SparseJEPA: Sparse Representation Learning of Joint Embedding Predictive Architectures
Max Hartman, Lav Varshney
TL;DR
SparseJEPA addresses the interpretability bottleneck of dense JEPA embeddings by introducing a sparsity penalty that enforces group-based latent structure, guided by the oi-VAE framework. The method combines a lightweight Vision Transformer backbone with a sparsity module that promotes latent variable grouping, and provides a theoretical foundation showing reduced multiinformation via grouping, invoked through the data processing inequality. Empirically, SparseJEPA trained on CIFAR-100 yields improved linear-probe transfer across multiple tasks compared to JEPA, while maintaining predictive performance.
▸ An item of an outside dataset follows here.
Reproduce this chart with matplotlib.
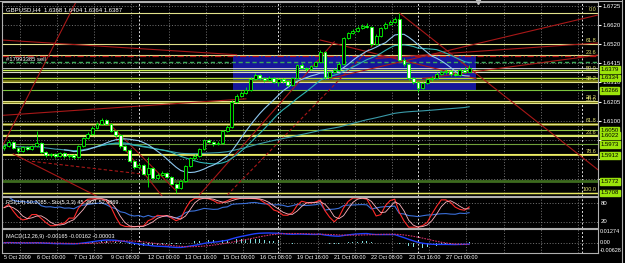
import numpy as np
import pandas as pd
import matplotlib
matplotlib.use("Agg")
import matplotlib.pyplot as plt
import matplotlib.transforms as mtransforms
from matplotlib.lines import Line2D

plt.rcParams['font.family'] = ['Liberation Sans Narrow', 'Liberation Sans', 'DejaVu Sans']

# GBPUSD H4, 5 Oct 2009 - 27 Oct 2009 (one value per bar)
first_open = 1.5950
closes = [1.5963, 1.5985, 1.5952, 1.5936, 1.5958, 1.5947, 1.5963, 1.5980, 1.5931, 1.5914,
          1.5920, 1.5909, 1.5925, 1.5909, 1.5914, 1.5904, 1.5963, 1.6007, 1.6029, 1.6061,
          1.6083, 1.6105, 1.6083, 1.6045, 1.6023, 1.5963, 1.5942, 1.5882, 1.5849, 1.5860,
          1.5811, 1.5844, 1.5789, 1.5806, 1.5816, 1.5795, 1.5757, 1.5735, 1.5773, 1.5855,
          1.5898, 1.5909, 1.5947, 1.5996, 1.5985, 1.5974, 1.5980, 1.6045, 1.6067, 1.6203,
          1.6235, 1.6252, 1.6268, 1.6328, 1.6350, 1.6333, 1.6322, 1.6333, 1.6312, 1.6328,
          1.6317, 1.6295, 1.6333, 1.6404, 1.6388, 1.6382, 1.6399, 1.6420, 1.6475, 1.6339,
          1.6366, 1.6377, 1.6409, 1.6551, 1.6578, 1.6589, 1.6605, 1.6616, 1.6611, 1.6518,
          1.6562, 1.6605, 1.6627, 1.6638, 1.6654, 1.6431, 1.6409, 1.6333, 1.6312, 1.6279,
          1.6306, 1.6328, 1.6333, 1.6355, 1.6366, 1.6371, 1.6355, 1.6350, 1.6377, 1.6368,
          1.6387]
highs = [1.5974, 1.5994, 1.5990, 1.5960, 1.5966, 1.5964, 1.5970, 1.6045, 1.5986, 1.5936,
         1.5928, 1.5925, 1.5932, 1.5930, 1.5921, 1.5918, 1.5970, 1.6015, 1.6038, 1.6070,
         1.6092, 1.6118, 1.6110, 1.6088, 1.6050, 1.6028, 1.5970, 1.5946, 1.5886, 1.5870,
         1.5865, 1.5904, 1.5848, 1.5815, 1.5825, 1.5820, 1.5800, 1.5762, 1.5780, 1.5862,
         1.5906, 1.5918, 1.5955, 1.6004, 1.6002, 1.5992, 1.5988, 1.6052, 1.6075, 1.6212,
         1.6245, 1.6262, 1.6285, 1.6338, 1.6360, 1.6356, 1.6340, 1.6345, 1.6338, 1.6336,
         1.6334, 1.6322, 1.6340, 1.6412, 1.6415, 1.6395, 1.6406, 1.6428, 1.6484, 1.6480,
         1.6374, 1.6386, 1.6418, 1.6558, 1.6586, 1.6598, 1.6614, 1.6626, 1.6630, 1.6618,
         1.6570, 1.6612, 1.6636, 1.6648, 1.6664, 1.6687, 1.6440, 1.6415, 1.6340, 1.6318,
         1.6314, 1.6336, 1.6342, 1.6364, 1.6375, 1.6380, 1.6378, 1.6366, 1.6386, 1.6392,
         1.6404]
lows = [1.5942, 1.5958, 1.5945, 1.5928, 1.5930, 1.5940, 1.5942, 1.5958, 1.5925, 1.5906,
        1.5905, 1.5900, 1.5903, 1.5900, 1.5898, 1.5895, 1.5900, 1.5958, 1.6000, 1.6022,
        1.6055, 1.6076, 1.6075, 1.6038, 1.6015, 1.5955, 1.5935, 1.5875, 1.5840, 1.5842,
        1.5804, 1.5740, 1.5782, 1.5784, 1.5800, 1.5788, 1.5750, 1.5708, 1.5728, 1.5768,
        1.5848, 1.5890, 1.5902, 1.5940, 1.5978, 1.5966, 1.5968, 1.5975, 1.6038, 1.6060,
        1.6195, 1.6228, 1.6245, 1.6262, 1.6320, 1.6325, 1.6314, 1.6315, 1.6304, 1.6290,
        1.6308, 1.6286, 1.6290, 1.6326, 1.6380, 1.6374, 1.6376, 1.6392, 1.6415, 1.6330,
        1.6332, 1.6358, 1.6370, 1.6402, 1.6545, 1.6570, 1.6582, 1.6598, 1.6604, 1.6510,
        1.6512, 1.6555, 1.6598, 1.6620, 1.6630, 1.6424, 1.6400, 1.6325, 1.6302, 1.6258,
        1.6272, 1.6300, 1.6318, 1.6326, 1.6348, 1.6356, 1.6346, 1.6342, 1.6344, 1.6360,
        1.6364]
opens = [first_open] + closes[:-1]

price_ticks = [1.6725, 1.6620, 1.6520, 1.6415, 1.6310, 1.6205, 1.6100, 1.5995, 1.5890, 1.5785]
# the last three sit under the price boxes, so only their grid lines show
hidden_ticks = [1.5995, 1.5890, 1.5785]
time_bars = [0, 7, 15, 23, 31, 39, 47, 55, 63, 71, 79, 87, 95]
time_labels = ["5 Oct 2009", "6 Oct 00:00", "7 Oct 16:00", "9 Oct 08:00", "12 Oct 00:00",
               "13 Oct 16:00", "15 Oct 00:00", "16 Oct 08:00", "19 Oct 16:00", "21 Oct 00:00",
               "22 Oct 08:00", "23 Oct 16:00", "27 Oct 00:00"]
grid_bars = [3.4 + 8 * k for k in range(16)]
separator_bars = [29, 59, 89, 124.3]

# fibonacci anchors: low bar 37, high bar 85
fib_low, fib_high = 1.5708, 1.6687
fib1_levels = [0.0, 23.6, 38.2, 50.0, 61.8, 78.6, 100.0]
fib2_top = 1.7023
fib2_levels = [23.6, 38.2, 50.0, 61.8]

# horizontal line objects with price boxes
hl_prices = [1.6379, 1.6334, 1.6266, 1.6050, 1.6022, 1.5973, 1.5912, 1.5772, 1.5708]
hl_colors = ["#c8f050", "#b4e03c", "#7cc43c", "#8cc040", "#d4e857", "#6fa03a", "#f0f060",
             "#3d6b1f", "#e6e660"]
hl_widths = [1.0, 1.0, 0.8, 0.8, 1.0, 0.8, 1.2, 2.0, 1.0]
olive_prices = [1.6317, 1.6203, 1.6083]
order_price = 1.6453
dashed_green_price = 1.6420
white_prices = [1.6390, 1.6366]

# blue rectangle (bar from/to, price bottom/top)
rect_bars = (49.2, 101.5)
rect_prices = (1.6263, 1.6455)

# trend lines: (bar1, price1, bar2, price2, dashed)
trend_lines = [
    (15.7, 1.6758, -0.4, 1.5960, False),
    (-0.4, 1.6540, 50.0, 1.6460, False),
    (-0.4, 1.6130, 52.0, 1.6220, False),
    (2.0, 1.5920, 20.0, 1.5690, False),
    (6.0, 1.5880, 30.0, 1.5810, True),
    (22.0, 1.6100, 37.0, 1.5720, False),
    (24.0, 1.6010, 34.0, 1.5690, False),
    (85.0, 1.6687, 127.7, 1.5834, False),
    (70.0, 1.6330, 127.7, 1.6676, False),
    (80.0, 1.6440, 127.7, 1.6524, False),
    (90.0, 1.6330, 127.7, 1.6458, False),
    (42.0, 1.5697, 71.0, 1.6530, False),
    (48.0, 1.5697, 80.0, 1.6530, True),
    (68.0, 1.6540, 101.5, 1.6330, False),
]

o = np.array(opens); c = np.array(closes); h = np.array(highs); l = np.array(lows)
x = np.arange(len(c))
cs = pd.Series(c)
ma_fast = cs.rolling(14).mean()
ma_mid = cs.rolling(21).mean()
ma_slow = cs.rolling(100, min_periods=1).mean()

# RSI(14)
d = cs.diff()
up = d.clip(lower=0).ewm(alpha=1 / 14, adjust=False).mean()
dn = (-d.clip(upper=0)).ewm(alpha=1 / 14, adjust=False).mean()
rsi = 100 - 100 / (1 + up / dn)
# Stochastic(5,3,3)
hh = pd.Series(h).rolling(5, min_periods=1).max()
ll = pd.Series(l).rolling(5, min_periods=1).min()
stoch_main = 100 * (cs - ll).rolling(3, min_periods=1).sum() / (hh - ll).rolling(3, min_periods=1).sum()
stoch_sig = stoch_main.rolling(3, min_periods=1).mean()
# MACD(12,26,9)
macd = cs.ewm(span=12, adjust=False).mean() - cs.ewm(span=26, adjust=False).mean()
signal = macd.rolling(9, min_periods=1).mean()
hist = macd - signal

W, H = 625, 263
fig = plt.figure(figsize=(6.25, 2.63), dpi=100, facecolor="black")


def box(x0, y0, x1, y1):
    return [x0 / W, 1 - y1 / H, (x1 - x0) / W, (y1 - y0) / H]


ax = fig.add_axes(box(2, 2, 598, 196))
ax_rsi = fig.add_axes(box(2, 197, 598, 228))
ax_macd = fig.add_axes(box(2, 229, 598, 253))

XMIN, XMAX = -0.43, 127.7
fs = 4.3
for a in (ax, ax_rsi, ax_macd):
    a.set_facecolor("black")
    a.set_xlim(XMIN, XMAX)
    for s in a.spines.values():
        s.set_color("#b0b0b0")
        s.set_linewidth(0.8)
    a.tick_params(axis="both", length=0, labelsize=fs, colors="white")
    a.set_xticks([])
    a.set_yticks([])
    for gb in grid_bars:
        a.axvline(gb, color="#9a9a9a", lw=0.5, ls=(0, (1.5, 2.5)), zorder=0)
    for sb in separator_bars:
        a.axvline(sb, color="#e0e0e0", lw=0.7, ls=(0, (2, 2)), zorder=0)
ax.set_ylim(1.56914, 1.67468)

# main panel ---------------------------------------------------------------
for p in price_ticks:
    ax.axhline(p, color="#9a9a9a", lw=0.5, ls=(0, (1.5, 2.5)), zorder=0)
ax.yaxis.tick_right()
ax.set_yticks(price_ticks)
ax.set_yticklabels(["" if p in hidden_ticks else f"{p:.4f}" for p in price_ticks])
ax.tick_params(axis="y", length=2, pad=1, colors="white", labelsize=fs)

ax.add_patch(plt.Rectangle((rect_bars[0], rect_prices[0]), rect_bars[1] - rect_bars[0],
                           rect_prices[1] - rect_prices[0], facecolor="#16169a",
                           edgecolor="none", zorder=0.5))

for p in olive_prices:
    ax.axhline(p, color="#7a7a10", lw=2.0, zorder=1)
span = fib_high - fib_low
for lv in fib1_levels:
    p = fib_high - lv / 100 * span
    ax.axhline(p, color="#e2e28c", lw=0.8, zorder=1.2)
    ax.text(127.4, p + 0.0004, f"{lv:.1f}", color="#e0e070", fontsize=4.0,
            ha="right", va="bottom", zorder=5)
for lv in fib2_levels:
    p = fib_low + lv / 100 * (fib2_top - fib_low)
    ax.axhline(p, color="#e2e28c", lw=0.8, zorder=1.2)
    ax.text(127.4, p + 0.0004, f"{lv:.1f}", color="#e0e070", fontsize=4.0,
            ha="right", va="bottom", zorder=5)
for p, col, lw in zip(hl_prices, hl_colors, hl_widths):
    ax.axhline(p, color=col, lw=lw, zorder=1.3)
for p in white_prices:
    ax.axhline(p, color="#d8d8d8", lw=0.6, zorder=1.3)
ax.axhline(order_price, color="#c01010", lw=0.9, ls=(0, (5, 2, 1, 2)), zorder=1.4)
ax.axhline(dashed_green_price, color="#3caa5a", lw=1.0, ls=(0, (3, 2)), zorder=1.4)

for b1, p1, b2, p2, dashed in trend_lines:
    ax.plot([b1, b2], [p1, p2], color="#a81818", lw=0.8, zorder=1.5,
            ls=(0, (3, 2)) if dashed else "-")

ax.plot(x, ma_slow, color="#3a9aa8", lw=0.8, zorder=2)
ax.plot(x, ma_mid, color="#2fb4b4", lw=0.8, zorder=2)
ax.plot(x, ma_fast, color="#8ec8f0", lw=0.8, zorder=2)

ax.vlines(x, l, h, color="#00ff00", lw=0.6, zorder=3)
bull = c >= o
body_h = np.maximum(np.abs(c - o), 0.0003)
ax.bar(x[bull], body_h[bull], 0.62, bottom=np.minimum(o, c)[bull], color="black",
       edgecolor="#00ff00", lw=0.6, zorder=4)
ax.bar(x[~bull], body_h[~bull], 0.62, bottom=np.minimum(o, c)[~bull], color="white",
       edgecolor="#00ff00", lw=0.6, zorder=4)

ax.text(4 / 596, 0.975, "GBPUSD,H4  1.6368 1.6404 1.6364 1.6387", transform=ax.transAxes,
        color="white", fontsize=fs, ha="left", va="top")
ax.text(0.4, order_price - 0.0004, "#17993385 sell", color="white", fontsize=4.2,
        ha="left", va="top", zorder=5)
ax.plot([101.8], [1.6745], marker="v", color="#c0c0c0", ms=3, clip_on=False, zorder=6)

trans = mtransforms.blended_transform_factory(ax.transAxes, ax.transData)
for p in hl_prices:
    ax.text(1.004, p, f"{p:.4f}", transform=trans, color="black", fontsize=fs,
            ha="left", va="center", zorder=7,
            bbox=dict(facecolor="#9be40a", edgecolor="#9be40a", pad=0.6))

# RSI / stochastic panel -----------------------------------------------------
ax_rsi.set_ylim(0, 100)
for lvl in (80, 20):
    ax_rsi.axhline(lvl, color="#9a9a9a", lw=0.5, ls=(0, (1.5, 2.5)), zorder=0)
ax_rsi.plot(x, rsi, color="#3a6fd8", lw=0.8)
ax_rsi.plot(x, stoch_main, color="#ff2a2a", lw=0.8)
ax_rsi.plot(x, stoch_sig, color="#ffb4c0", lw=0.6)
ax_rsi.text(4 / 596, 0.9, "RSI(14) 50.2085 - Sto(5,3,3) 45.3521 52.9869",
            transform=ax_rsi.transAxes, color="white", fontsize=4.0, ha="left", va="top")
rtrans = mtransforms.blended_transform_factory(ax_rsi.transAxes, ax_rsi.transData)
for lvl in (80, 20):
    ax_rsi.text(1.004, lvl, str(lvl), transform=rtrans, color="white", fontsize=fs,
                ha="left", va="center")

# MACD panel -----------------------------------------------------------------
ax_macd.set_ylim(-0.0122, 0.0163)
ax_macd.axhline(0, color="#9a9a9a", lw=0.5, ls=(0, (1.5, 2.5)), zorder=0)
ax_macd.bar(x, hist, 0.18, color="#80e0e0", zorder=1)
ax_macd.plot(x, macd, color="#2040ff", lw=1.0, zorder=2)
ax_macd.plot(x, signal, color="#d0306a", lw=0.8, ls=(0, (1.5, 1)), zorder=2)
ax_macd.text(4 / 596, 0.8, "MACD(12,26,9) -0.00165 -0.00162 -0.00003",
             transform=ax_macd.transAxes, color="white", fontsize=4.0, ha="left", va="top")
mtrans = mtransforms.blended_transform_factory(ax_macd.transAxes, ax_macd.transData)
for val, txt, va in ((0.01274, "0.01274", "center"), (0.0, "0.00", "center"),
                     (-0.00628, "-0.00628", "top")):
    ax_macd.text(1.003, val, txt, transform=mtrans, color="white", fontsize=4.0,
                 ha="left", va=va)
ax_macd.set_xticks(time_bars)
ax_macd.set_xticklabels(time_labels, ha="left")
ax_macd.tick_params(axis="x", length=0, pad=1.5, labelsize=4.0, colors="white")

fig.add_artist(Line2D([622 / W, 622 / W], [0, 1], color="#b0b0b0", lw=0.8))
fig.add_artist(Line2D([0, 622 / W], [1 - 0.5 / H, 1 - 0.5 / H], color="#b0b0b0", lw=0.8))

fig.savefig("out.png", dpi=100, facecolor="black")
This work advances self-supervised learning by delivering more interpretable, efficient representations and offers a pathway toward object-centric, structured latent spaces with broader applicability in vision systems.
Abstract
Joint Embedding Predictive Architectures (JEPA) have emerged as a powerful framework for learning general-purpose representations. However, these models often lack interpretability and suffer from inefficiencies due to dense embedding representations. We propose SparseJEPA, an extension that integrates sparse representation learning into the JEPA framework to enhance the quality of learned representations. SparseJEPA employs a penalty method that encourages latent space variables to be shared among data features with strong semantic relationships, while maintaining predictive performance. We demonstrate the effectiveness of SparseJEPA by training on the CIFAR-100 dataset and pre-training a lightweight Vision Transformer. The improved embeddings are utilized in linear-probe transfer learning for both image classification and low-level tasks, showcasing the architecture's versatility across different transfer tasks. Furthermore, we provide a theoretical proof that demonstrates that the grouping mechanism enhances representation quality. This was done by displaying that grouping reduces Multiinformation among latent-variables, including proofing the Data Processing Inequality for Multiinformation. Our results indicate that incorporating sparsity not only refines the latent space but also facilitates the learning of more meaningful and interpretable representations. In further work, hope to further extend this method by finding new ways to leverage the grouping mechanism through object-centric representation learning.